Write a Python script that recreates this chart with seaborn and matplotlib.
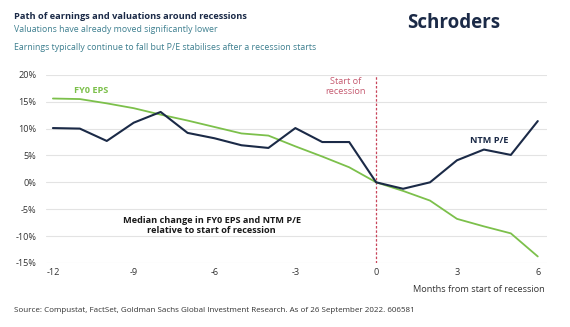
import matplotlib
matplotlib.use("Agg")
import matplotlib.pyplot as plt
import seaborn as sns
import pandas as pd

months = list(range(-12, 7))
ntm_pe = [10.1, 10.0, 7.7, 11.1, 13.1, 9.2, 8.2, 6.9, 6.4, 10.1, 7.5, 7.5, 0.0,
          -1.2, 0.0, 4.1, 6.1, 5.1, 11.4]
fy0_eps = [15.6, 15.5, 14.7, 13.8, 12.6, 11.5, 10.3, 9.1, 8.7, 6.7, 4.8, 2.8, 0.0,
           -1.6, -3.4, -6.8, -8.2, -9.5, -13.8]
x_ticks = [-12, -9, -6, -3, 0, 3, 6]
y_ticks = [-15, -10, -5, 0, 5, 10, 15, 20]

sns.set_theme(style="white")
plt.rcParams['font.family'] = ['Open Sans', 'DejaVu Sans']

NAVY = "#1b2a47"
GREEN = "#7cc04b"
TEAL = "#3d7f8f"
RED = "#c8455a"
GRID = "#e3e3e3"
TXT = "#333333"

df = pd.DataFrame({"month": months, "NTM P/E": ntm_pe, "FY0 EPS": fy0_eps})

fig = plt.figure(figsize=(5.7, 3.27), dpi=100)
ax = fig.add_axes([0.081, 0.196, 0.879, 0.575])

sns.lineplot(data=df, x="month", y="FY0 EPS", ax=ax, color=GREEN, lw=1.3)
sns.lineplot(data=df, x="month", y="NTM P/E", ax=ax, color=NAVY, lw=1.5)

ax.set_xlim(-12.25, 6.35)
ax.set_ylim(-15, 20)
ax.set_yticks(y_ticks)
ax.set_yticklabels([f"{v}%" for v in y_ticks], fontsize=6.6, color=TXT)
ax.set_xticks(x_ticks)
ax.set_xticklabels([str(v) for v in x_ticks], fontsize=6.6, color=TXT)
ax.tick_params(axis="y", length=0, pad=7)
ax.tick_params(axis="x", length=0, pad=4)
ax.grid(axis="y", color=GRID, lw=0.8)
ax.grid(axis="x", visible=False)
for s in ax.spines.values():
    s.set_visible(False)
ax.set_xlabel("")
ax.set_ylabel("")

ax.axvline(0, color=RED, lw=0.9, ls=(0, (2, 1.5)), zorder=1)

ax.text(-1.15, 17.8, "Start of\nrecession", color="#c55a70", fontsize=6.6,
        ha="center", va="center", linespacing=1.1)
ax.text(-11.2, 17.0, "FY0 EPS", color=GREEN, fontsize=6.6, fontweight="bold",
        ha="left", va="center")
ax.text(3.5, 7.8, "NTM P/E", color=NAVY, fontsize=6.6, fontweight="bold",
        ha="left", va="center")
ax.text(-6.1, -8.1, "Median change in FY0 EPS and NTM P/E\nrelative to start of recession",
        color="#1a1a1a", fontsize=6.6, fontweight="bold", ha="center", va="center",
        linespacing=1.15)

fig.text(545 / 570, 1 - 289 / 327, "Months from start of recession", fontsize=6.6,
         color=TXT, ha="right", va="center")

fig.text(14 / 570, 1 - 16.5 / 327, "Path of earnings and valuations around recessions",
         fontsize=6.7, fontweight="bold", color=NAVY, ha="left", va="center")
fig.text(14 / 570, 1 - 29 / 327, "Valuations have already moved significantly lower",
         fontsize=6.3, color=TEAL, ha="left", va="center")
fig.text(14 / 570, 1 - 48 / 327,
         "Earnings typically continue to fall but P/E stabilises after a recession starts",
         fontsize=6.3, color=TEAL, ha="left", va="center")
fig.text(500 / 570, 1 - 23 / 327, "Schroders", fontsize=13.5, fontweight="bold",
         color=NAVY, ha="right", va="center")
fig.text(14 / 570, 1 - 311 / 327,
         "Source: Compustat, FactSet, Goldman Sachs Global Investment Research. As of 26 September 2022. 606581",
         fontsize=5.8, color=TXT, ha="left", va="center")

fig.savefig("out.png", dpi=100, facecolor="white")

**Task goal:**
Return exactly what appears from the opening line of the material through the line with "import pandas as pd", apart from the pictures.

**Result of this exercise:**
Write a Python script that recreates this chart with seaborn and matplotlib.
import matplotlib
matplotlib.use("Agg")
import matplotlib.pyplot as plt
import seaborn as sns
import pandas as pd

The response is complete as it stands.